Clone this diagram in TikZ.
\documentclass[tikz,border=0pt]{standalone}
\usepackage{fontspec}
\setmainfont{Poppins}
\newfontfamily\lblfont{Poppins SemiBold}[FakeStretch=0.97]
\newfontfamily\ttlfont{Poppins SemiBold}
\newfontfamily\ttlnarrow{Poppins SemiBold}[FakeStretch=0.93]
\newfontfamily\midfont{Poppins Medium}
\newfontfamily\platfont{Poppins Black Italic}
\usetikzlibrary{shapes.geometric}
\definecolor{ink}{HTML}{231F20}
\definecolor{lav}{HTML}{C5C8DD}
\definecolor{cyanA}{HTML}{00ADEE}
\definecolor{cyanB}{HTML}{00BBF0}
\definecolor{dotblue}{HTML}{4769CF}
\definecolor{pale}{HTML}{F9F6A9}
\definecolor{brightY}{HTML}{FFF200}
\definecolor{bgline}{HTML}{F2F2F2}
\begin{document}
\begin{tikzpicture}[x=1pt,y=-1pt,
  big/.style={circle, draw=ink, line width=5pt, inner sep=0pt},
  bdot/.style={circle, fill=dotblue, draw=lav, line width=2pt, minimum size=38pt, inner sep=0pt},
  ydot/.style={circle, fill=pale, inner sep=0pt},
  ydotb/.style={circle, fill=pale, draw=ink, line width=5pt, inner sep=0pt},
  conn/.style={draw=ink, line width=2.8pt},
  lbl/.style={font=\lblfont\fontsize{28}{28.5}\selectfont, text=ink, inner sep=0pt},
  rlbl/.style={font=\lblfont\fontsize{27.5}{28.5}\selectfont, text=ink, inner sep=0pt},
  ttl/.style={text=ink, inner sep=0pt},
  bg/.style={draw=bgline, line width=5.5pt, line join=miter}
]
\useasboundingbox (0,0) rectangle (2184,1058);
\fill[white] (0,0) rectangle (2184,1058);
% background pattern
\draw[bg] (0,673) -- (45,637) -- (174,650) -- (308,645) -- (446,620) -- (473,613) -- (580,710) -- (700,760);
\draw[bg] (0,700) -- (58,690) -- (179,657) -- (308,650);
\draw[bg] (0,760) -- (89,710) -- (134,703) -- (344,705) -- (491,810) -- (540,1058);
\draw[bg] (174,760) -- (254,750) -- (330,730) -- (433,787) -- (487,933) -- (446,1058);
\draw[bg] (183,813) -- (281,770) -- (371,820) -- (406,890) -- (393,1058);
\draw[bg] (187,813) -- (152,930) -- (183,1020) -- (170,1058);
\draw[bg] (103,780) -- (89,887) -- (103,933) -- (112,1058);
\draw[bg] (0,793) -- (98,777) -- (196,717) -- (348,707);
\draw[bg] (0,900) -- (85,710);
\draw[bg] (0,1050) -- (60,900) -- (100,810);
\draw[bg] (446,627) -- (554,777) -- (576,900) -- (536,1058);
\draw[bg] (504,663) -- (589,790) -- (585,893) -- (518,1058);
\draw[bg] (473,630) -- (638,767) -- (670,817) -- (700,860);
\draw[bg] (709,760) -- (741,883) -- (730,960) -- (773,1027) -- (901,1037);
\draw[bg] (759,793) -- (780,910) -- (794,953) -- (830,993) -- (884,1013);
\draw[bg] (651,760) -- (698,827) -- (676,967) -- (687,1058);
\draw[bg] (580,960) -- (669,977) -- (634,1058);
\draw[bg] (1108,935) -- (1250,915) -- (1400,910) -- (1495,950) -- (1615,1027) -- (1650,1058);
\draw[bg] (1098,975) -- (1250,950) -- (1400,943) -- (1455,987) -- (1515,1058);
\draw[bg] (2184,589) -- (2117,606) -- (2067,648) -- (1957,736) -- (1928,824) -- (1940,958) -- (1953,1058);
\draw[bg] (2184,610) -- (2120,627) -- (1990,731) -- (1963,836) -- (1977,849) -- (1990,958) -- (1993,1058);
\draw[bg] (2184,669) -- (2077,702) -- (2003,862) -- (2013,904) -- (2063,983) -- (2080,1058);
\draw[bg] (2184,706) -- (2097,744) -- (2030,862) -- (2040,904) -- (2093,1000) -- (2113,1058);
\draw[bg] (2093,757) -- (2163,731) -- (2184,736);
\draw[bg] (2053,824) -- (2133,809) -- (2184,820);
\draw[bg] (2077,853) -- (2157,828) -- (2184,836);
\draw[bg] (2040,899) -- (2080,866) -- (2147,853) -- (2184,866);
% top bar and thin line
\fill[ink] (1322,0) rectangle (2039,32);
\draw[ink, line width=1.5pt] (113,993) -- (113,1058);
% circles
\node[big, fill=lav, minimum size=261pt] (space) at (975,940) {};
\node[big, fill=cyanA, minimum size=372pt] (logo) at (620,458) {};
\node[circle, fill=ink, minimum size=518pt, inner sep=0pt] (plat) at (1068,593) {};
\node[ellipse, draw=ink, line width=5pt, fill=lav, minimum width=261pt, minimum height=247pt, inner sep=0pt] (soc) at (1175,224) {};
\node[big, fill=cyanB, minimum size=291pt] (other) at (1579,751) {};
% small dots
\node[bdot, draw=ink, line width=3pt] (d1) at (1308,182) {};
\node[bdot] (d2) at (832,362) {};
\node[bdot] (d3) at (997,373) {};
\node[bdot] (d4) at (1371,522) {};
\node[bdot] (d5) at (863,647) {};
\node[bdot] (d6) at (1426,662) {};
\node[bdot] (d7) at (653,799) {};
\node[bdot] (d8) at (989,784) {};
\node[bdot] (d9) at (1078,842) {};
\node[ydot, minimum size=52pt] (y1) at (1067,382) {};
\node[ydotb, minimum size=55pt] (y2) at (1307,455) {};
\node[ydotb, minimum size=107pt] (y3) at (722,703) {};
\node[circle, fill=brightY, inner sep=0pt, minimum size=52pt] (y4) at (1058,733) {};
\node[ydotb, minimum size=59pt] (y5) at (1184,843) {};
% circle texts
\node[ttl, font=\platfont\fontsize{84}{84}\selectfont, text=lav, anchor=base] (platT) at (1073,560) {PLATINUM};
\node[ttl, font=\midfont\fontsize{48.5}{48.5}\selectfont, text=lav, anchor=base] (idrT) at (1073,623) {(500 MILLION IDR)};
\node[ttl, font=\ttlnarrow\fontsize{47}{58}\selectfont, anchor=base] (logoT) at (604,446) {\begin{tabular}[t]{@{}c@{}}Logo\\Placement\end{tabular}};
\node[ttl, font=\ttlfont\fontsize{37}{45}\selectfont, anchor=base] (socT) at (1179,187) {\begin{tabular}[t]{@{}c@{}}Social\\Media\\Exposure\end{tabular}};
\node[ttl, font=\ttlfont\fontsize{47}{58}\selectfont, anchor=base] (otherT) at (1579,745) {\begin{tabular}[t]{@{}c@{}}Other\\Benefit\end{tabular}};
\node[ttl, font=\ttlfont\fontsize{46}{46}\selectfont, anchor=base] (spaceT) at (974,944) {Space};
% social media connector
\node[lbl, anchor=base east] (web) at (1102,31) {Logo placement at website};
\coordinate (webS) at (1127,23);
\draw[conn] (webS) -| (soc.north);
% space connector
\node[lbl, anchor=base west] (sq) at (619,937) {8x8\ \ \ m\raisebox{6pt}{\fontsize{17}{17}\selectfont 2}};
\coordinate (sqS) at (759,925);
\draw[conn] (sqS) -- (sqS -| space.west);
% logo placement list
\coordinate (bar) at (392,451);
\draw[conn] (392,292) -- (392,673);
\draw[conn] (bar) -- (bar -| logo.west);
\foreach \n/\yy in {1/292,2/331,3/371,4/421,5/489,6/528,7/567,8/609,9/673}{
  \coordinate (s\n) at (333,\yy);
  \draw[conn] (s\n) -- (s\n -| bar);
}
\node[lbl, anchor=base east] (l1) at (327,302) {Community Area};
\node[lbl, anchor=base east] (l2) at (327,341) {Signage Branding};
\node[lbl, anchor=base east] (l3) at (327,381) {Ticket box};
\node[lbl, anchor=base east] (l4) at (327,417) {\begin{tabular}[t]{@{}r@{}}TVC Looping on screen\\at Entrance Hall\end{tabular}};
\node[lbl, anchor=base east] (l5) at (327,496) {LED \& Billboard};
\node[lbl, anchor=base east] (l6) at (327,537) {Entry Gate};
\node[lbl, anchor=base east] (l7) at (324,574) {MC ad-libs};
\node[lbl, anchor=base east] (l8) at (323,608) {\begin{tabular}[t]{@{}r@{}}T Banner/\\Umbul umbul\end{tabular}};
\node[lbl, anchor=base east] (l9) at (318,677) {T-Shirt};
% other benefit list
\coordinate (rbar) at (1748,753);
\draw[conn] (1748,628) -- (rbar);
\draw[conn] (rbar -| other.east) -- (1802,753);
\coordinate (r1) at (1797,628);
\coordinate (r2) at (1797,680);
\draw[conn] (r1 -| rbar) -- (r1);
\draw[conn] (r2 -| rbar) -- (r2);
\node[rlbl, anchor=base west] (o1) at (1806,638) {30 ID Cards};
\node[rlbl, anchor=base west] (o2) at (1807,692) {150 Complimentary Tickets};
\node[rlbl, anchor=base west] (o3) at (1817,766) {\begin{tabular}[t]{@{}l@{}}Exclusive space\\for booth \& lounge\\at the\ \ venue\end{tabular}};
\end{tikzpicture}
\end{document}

* * *

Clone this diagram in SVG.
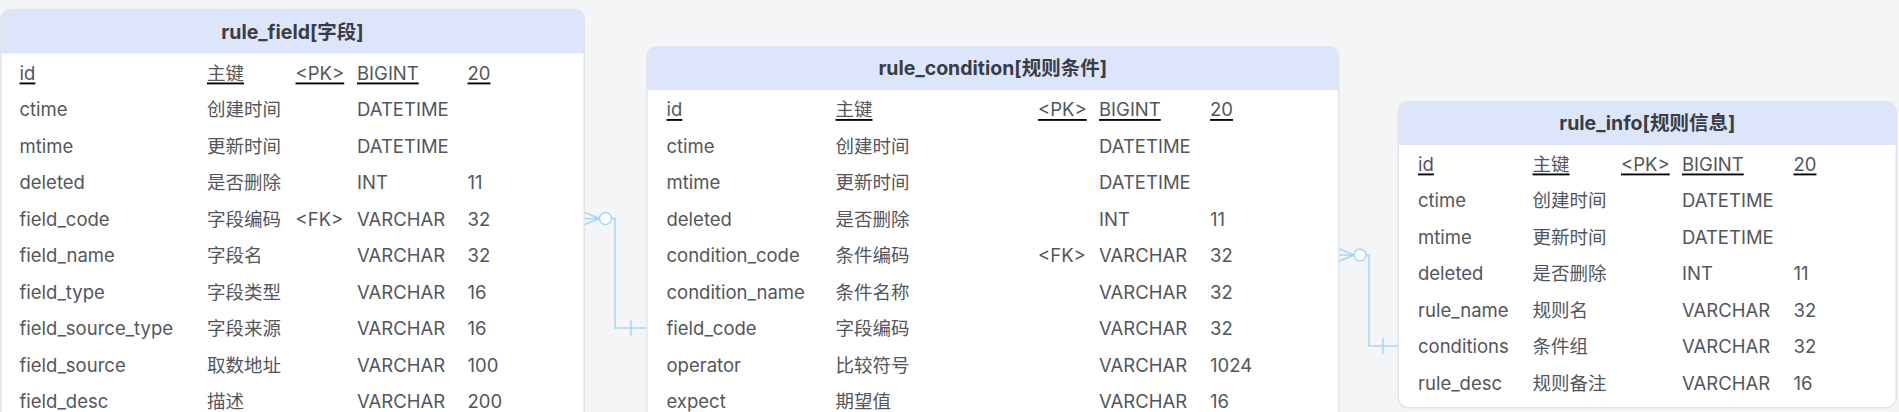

STATED GOAL:
Pull every line holding "diagram" out of the records.

RESULT OF THE EXERCISE:
Clone this diagram in TikZ.
Clone this diagram in SVG.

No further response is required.